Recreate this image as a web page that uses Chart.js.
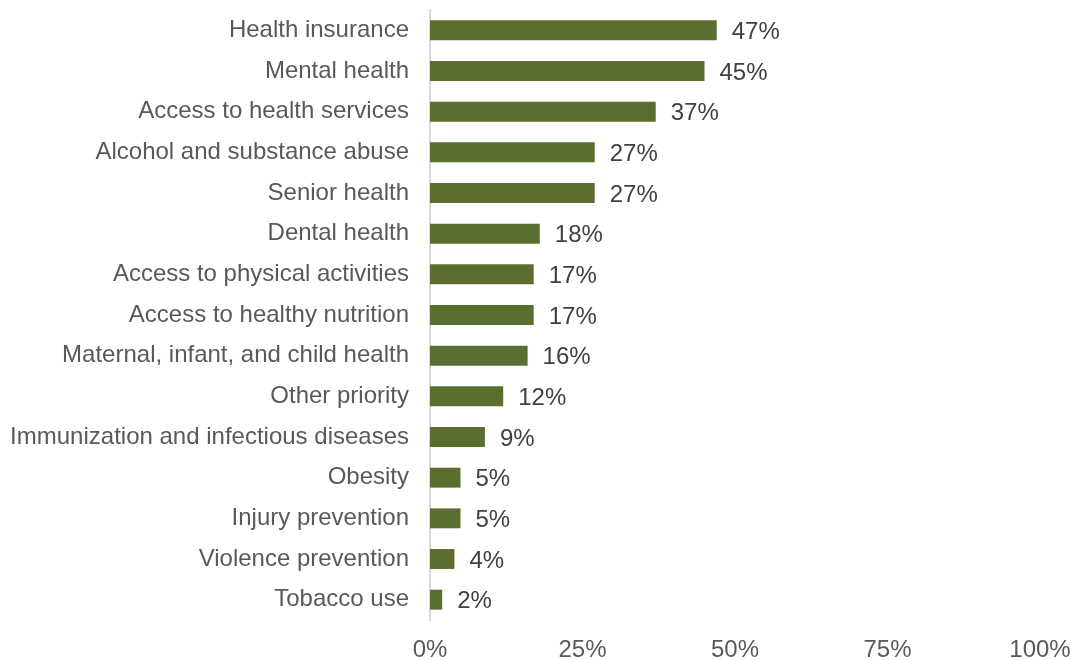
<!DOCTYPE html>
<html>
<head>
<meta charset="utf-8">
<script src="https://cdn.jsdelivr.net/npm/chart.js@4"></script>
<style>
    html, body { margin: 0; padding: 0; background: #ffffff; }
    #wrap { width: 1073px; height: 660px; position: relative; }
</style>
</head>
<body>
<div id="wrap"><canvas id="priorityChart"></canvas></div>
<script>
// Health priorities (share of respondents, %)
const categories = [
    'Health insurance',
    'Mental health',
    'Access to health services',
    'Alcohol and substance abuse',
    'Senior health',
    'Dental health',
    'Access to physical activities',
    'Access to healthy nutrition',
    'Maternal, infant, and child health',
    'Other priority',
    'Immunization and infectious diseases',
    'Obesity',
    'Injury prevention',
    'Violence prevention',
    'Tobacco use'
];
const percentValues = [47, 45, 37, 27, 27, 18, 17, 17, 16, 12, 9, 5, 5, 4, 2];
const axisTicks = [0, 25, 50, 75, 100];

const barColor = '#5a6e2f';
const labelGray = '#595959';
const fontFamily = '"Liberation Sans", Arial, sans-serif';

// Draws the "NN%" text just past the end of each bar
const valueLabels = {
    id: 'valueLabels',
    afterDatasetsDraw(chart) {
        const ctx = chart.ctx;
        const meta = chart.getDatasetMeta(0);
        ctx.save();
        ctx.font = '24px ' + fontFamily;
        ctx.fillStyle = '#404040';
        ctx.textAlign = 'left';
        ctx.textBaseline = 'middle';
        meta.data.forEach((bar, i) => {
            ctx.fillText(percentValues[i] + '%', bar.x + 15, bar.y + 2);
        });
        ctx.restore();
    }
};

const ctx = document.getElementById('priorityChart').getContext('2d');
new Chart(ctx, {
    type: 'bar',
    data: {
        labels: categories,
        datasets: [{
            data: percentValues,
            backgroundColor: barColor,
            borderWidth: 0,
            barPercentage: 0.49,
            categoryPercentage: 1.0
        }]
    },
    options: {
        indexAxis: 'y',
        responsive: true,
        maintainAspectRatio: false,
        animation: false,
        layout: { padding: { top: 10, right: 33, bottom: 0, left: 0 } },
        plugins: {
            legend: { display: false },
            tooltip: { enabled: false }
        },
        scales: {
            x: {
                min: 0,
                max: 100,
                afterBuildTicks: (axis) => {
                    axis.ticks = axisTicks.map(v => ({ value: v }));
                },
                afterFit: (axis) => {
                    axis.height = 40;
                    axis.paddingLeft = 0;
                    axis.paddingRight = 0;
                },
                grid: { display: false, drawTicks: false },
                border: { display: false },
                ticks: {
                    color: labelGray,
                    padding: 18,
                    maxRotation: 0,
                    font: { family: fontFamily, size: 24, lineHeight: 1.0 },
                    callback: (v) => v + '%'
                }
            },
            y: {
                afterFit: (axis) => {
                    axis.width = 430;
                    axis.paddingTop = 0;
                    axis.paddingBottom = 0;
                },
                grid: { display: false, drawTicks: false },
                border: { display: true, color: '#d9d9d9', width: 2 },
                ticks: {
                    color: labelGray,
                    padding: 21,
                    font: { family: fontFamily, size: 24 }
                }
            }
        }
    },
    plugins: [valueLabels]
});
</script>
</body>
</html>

- WHAT TO PRODUCE -
Without including any pictures, print all of the material exactly as given.

- COMPLETED EXERCISE -
Recreate this image as a web page that uses Chart.js.
<!DOCTYPE html>
<html>
<head>
<meta charset="utf-8">
<script src="https://cdn.jsdelivr.net/npm/chart.js@4"></script>
<style>
    html, body { margin: 0; padding: 0; background: #ffffff; }
    #wrap { width: 1073px; height: 660px; position: relative; }
</style>
</head>
<body>
<div id="wrap"><canvas id="priorityChart"></canvas></div>
<script>
// Health priorities (share of respondents, %)
const categories = [
    'Health insurance',
    'Mental health',
    'Access to health services',
    'Alcohol and substance abuse',
    'Senior health',
    'Dental health',
    'Access to physical activities',
    'Access to healthy nutrition',
    'Maternal, infant, and child health',
    'Other priority',
    'Immunization and infectious diseases',
    'Obesity',
    'Injury prevention',
    'Violence prevention',
    'Tobacco use'
];
const percentValues = [47, 45, 37, 27, 27, 18, 17, 17, 16, 12, 9, 5, 5, 4, 2];
const axisTicks = [0, 25, 50, 75, 100];

const barColor = '#5a6e2f';
const labelGray = '#595959';
const fontFamily = '"Liberation Sans", Arial, sans-serif';

// Draws the "NN%" text just past the end of each bar
const valueLabels = {
    id: 'valueLabels',
    afterDatasetsDraw(chart) {
        const ctx = chart.ctx;
        const meta = chart.getDatasetMeta(0);
        ctx.save();
        ctx.font = '24px ' + fontFamily;
        ctx.fillStyle = '#404040';
        ctx.textAlign = 'left';
        ctx.textBaseline = 'middle';
        meta.data.forEach((bar, i) => {
            ctx.fillText(percentValues[i] + '%', bar.x + 15, bar.y + 2);
        });
        ctx.restore();
    }
};

const ctx = document.getElementById('priorityChart').getContext('2d');
new Chart(ctx, {
    type: 'bar',
    data: {
        labels: categories,
        datasets: [{
            data: percentValues,
            backgroundColor: barColor,
            borderWidth: 0,
            barPercentage: 0.49,
            categoryPercentage: 1.0
        }]
    },
    options: {
        indexAxis: 'y',
        responsive: true,
        maintainAspectRatio: false,
        animation: false,
        layout: { padding: { top: 10, right: 33, bottom: 0, left: 0 } },
        plugins: {
            legend: { display: false },
            tooltip: { enabled: false }
        },
        scales: {
            x: {
                min: 0,
                max: 100,
                afterBuildTicks: (axis) => {
                    axis.ticks = axisTicks.map(v => ({ value: v }));
                },
                afterFit: (axis) => {
                    axis.height = 40;
                    axis.paddingLeft = 0;
                    axis.paddingRight = 0;
                },
                grid: { display: false, drawTicks: false },
                border: { display: false },
                ticks: {
                    color: labelGray,
                    padding: 18,
                    maxRotation: 0,
                    font: { family: fontFamily, size: 24, lineHeight: 1.0 },
                    callback: (v) => v + '%'
                }
            },
            y: {
                afterFit: (axis) => {
                    axis.width = 430;
                    axis.paddingTop = 0;
                    axis.paddingBottom = 0;
                },
                grid: { display: false, drawTicks: false },
                border: { display: true, color: '#d9d9d9', width: 2 },
                ticks: {
                    color: labelGray,
                    padding: 21,
                    font: { family: fontFamily, size: 24 }
                }
            }
        }
    },
    plugins: [valueLabels]
});
</script>
</body>
</html>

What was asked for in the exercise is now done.